Art, Belief and Meaning Symposium
BYU Museum of Art Auditorium
Friday, November 7, 2008
So, should I paint God? Certainly I have done just that, dozens of times, and yet I continue and continue to ask myself whether or not I should. If there is any merit in those works of mine that depict God, I believe that it is partially because I have never been able to lay down the question of whether or not I should have made them.
This is difficult for me because, notwithstanding regular sublime experiences while painting, I believe the entire realm of pictorial representation is tainted with rather unsavory elements that threaten the concept of holiness from the very onset. I’ll just mention three. Briefly. First, art is artifice; at its best art reaches for the truth through artificial avenues. For example, in visual imagery feelings of esteem and sympathy for the subject can be almost immediately aroused in the viewer through the use of physical beauty or attractiveness. To achieve this end, artists often resort to transient, current trends. Yet, as hardwired as we all are to like someone because they are beautiful, all of us would like to think we know that outer beauty does not indicate virtue. So, how does an artist, appealing only to the eyes by means of oil paint applied to a flat surface, paint virtue?

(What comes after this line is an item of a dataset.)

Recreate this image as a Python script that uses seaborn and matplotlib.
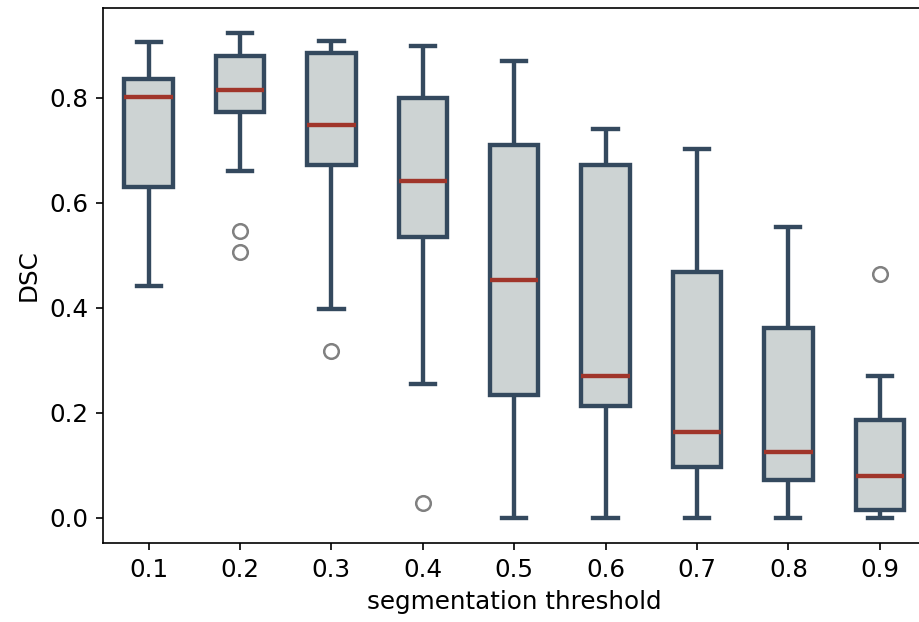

The second difficulty I see in my art with depictions of holy subjects is that for the professional painter like myself, art is a means of generating revenue and must continually define and redefine itself under the constant attack of my need for money. In such a grip, how do I differentiate between financial need and an interior need to delve authentically and honestly into a sacred subject? And how can I be sure I’m even asking myself these questions honestly? What if the style to which I have become accustomed locks me into making more paintings of the Lord whether or not I “feel like it”? I am alarmed at how authentically I can “feel like doing something” that would prevent the repossession of my home.
My third struggle with holy subject matter arises from a concern that the production of powerful works of art, sacred or otherwise, could propel an artist (myself, for example, to choose the example that really bothers me) into various degrees of local or general fame and the corrupting and distorting influence of well-meant but unwarranted esteem. As a painter I am a performer on a stage. I both love and need my audience and yet they post a most terribly devastating threat to my accurate perspective.
And so it is, at sea in these thrice (at least thrice) troubled waters that the artist, (Brian, let’s call him) takes up his tools to presume to depict the sacred in some useful, honest and illuminating way. How can it be done? I will not venture to answer this question for anyone else, let alone everyone, but I will state candidly that for myself, I am most often far, far better off not doing it — or at least not for the public. I might even have been known to state, when pressed to take a stand, that I suspect more people than now do, should, perhaps pause long to deeply consider whether they might not be better abstaining from holy subject matter more often. Children, drawing God with authority and honesty as often as it suits them, I completely except from this rule and from them we can learn a lot about true and right depictions of Deity. The innocence of children, the limited scope of their audience and their considerable indifference to the reactions and tastes of that audience, protect them. If as adults we could retain the untainted, unapologetic power and honest symbolism of children, then we like them should by all means fall to, drawing God with the honest authority of that sort of faith. I myself must depend on such childlike revelations either sneaking up on me or tumbling accidentally into my work and experience this very rarely, though I manage it as often as I can. Accidents are a difficult sort of stuff to manage.
But to speak to the three troubles previously acknowledged, if the first (the inevitable reliance on artifice) can be abundantly and systemically acknowledged within the work itself and the second and third (pressing need for money and the dangers of esteem) can be kept in check (if not completely ignored) at least in the production stages of my work, then I believe it is possible to explore through art sacred subjects in ways that are edifying to both the artist and the public. Works of art will savor of their primary motivations and, regardless of the approval or disappointment of collectors which can very well be deceiving, the artist is ultimately accountable before God for his own motivations. My own salvation is abundantly more important than my professional success.
I hardly know how to describe what must sound like a psychosis, but I feel a profound accountability for all of the people in my paintings. The ways that I manipulate them must acknowledge on their part a kind of agency, for they must never become the mere toys of my fancy. All the more certainly then, in my depictions of God I must stand ready to account for what I have done and my motivations for doing so. In this matter I am in constant need of self analysis and course correction, which is nothing other than repentance.
In conclusion, to answer my initial question, “should I paint God?” I have determined that it would be as insincere for me to avoid all paintings with God in them as it would be for me to paint nothing else. I would hope that my discipleship colors every subject no matter how secular it may appear on the surface, but when it comes to painting God as a subject I never feel free of the searching question of whether or not it is appropriate and acceptable this time. I have no intention to free myself of that question, nor to cower when it feels right to proceed.